Pattern matching algorithms

Pattern matching finds whether or not a given string pattern appears in a string text. Commonly used pattern matching algorithms are Naive Algorithm for pattern matching and pattern matching algorithm using finite automata.

Naive Algorithm for pattern matching

PAT and TEXT are two strings with length R and S respectively. This algorithm finds INDEX(P)

1. SET K=1 and MAX=S-R+1.
2. Repeat Step 3 to 5 while K<=MAX:
3.   Repeat for L=1 to R:
       If TEXT[K+L-1] ≠ PAT[L], then: Go to Step 5.
4.   SET INDEX=K, and EXIT.
5.   K=K+1.
6. SET INDEX=0.
7. Exit.

The complexity of the pattern can be measured by the number of comparisons between characters in pattern PAT and characters of string TEXT. Let Nk denote the number of comparisons takes place inside the inner loop when PAT is compared with substring Wk.

$${C=N_1+N_2+…+N_L}$$

Here L is the position of where first PAT appears, or L=MAX if PAT doesn’t appear in TEXT.

The data size for the algorithm, when length of TEXT is s and length of PAT is r, is,

$$n=r-s$$

When every character of PAT expect the last matches every SUBSTRING Wk

$$ C(n)=r(s-r+1)$$

we know that, s=n-r.

$$C(n)=r(n-2r+1)$$

the maximum value of C(n) occurs when r=(n+1)/4. Substituting the value of r in the formula,

$$C(n)=\frac{{(n+1)}^2}{8} = O(n^2)$$

Pattern matching algorithm using finite automata

The second algorithm uses a table which is derived from pattern PAT independent of TEXT.

The pattern matching table F(Q,TEXT) of pattern PAT is in memory. The input is an N character string TEXT=T1, T2,…, Tn. This algorithm finds INDEX(PAT) in TEXT.

1. SET K=1 and MAX=S-R+1.
2. Repeat Step 3 to 5 while K<=MAX:
3.   Repeat for L=1 to R:
       If TEXT[K+L-1] ≠ PAT[L], then: Go to Step 5.
4.   SET INDEX=K, and EXIT.			
5.   K=K+1.					
6. SET INDEX=0.
7. Exit

The figure contains the pattern matching table and pattern matching graph used in the algorithm for matching the pattern PAT=aaba.
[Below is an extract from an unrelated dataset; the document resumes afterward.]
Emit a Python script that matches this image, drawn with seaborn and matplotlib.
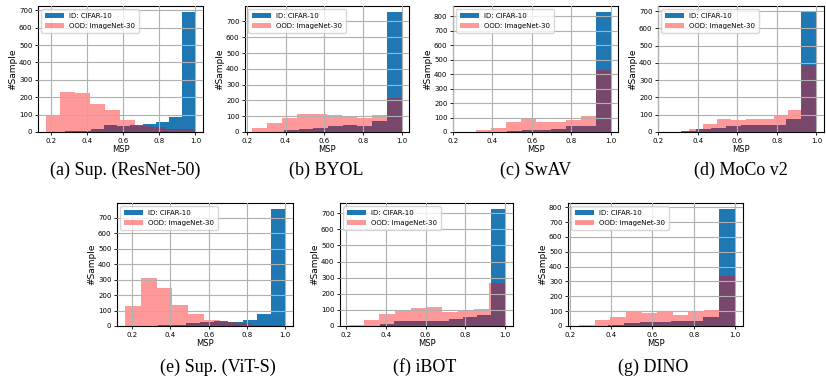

pattern-matching-algorithms-pattern-matching-using-finite-automata

The table is obtained as follows. First of all, we let Qi denote the initial substring of PAT of length i; hence

$$ Q_0=”^”,\;Q_1=a,\;Q_2=aa,\;Q_3=aab,\;Q_4=aaba=P $$

The rows are labelled by these initial substrings of P. The columns are labelled a,b and x, where x represents any character that doesn’t appear in the pattern PAT. Let f(Qi,t) be the function that denotes the entry in the table in row Qi and column t. For example, f(Q2,a)=Q2, f(Q3,x)=Q0…etc
This table can be pictured by a labelled directed graph as in the figure. Each node in the graph represents each initial substring Qi of PAT. These are called states of the system. There is an arrow in the graph corresponding to each entry in the table. For example, f(Q2,b)=Q3, so there is an arrow labelled b from Q2 to Q3. We have omitted all arrows labelled x that must lead to Q0.

Beginning with the initial state Q0 and using the text TEXT, we will obtain a sequence of states S1, S2, S3,… as follows. There are two possibilities here,

  1. Some state Sk=PAT
  2. No state S1, S2,…, SN+1 is equal to PAT.

In the first case, P does appear in T and its index is K-LENGTH(PAT). In the second case, P doesn’t appear in T.
The running time of this algorithm is proportional to the number of times the loop in the second step is executed. The worst-case occurs when the loop is executed LENGTH(TEXT) times. Then we can say that the complexity of this pattern matching algorithm is equal to O(n).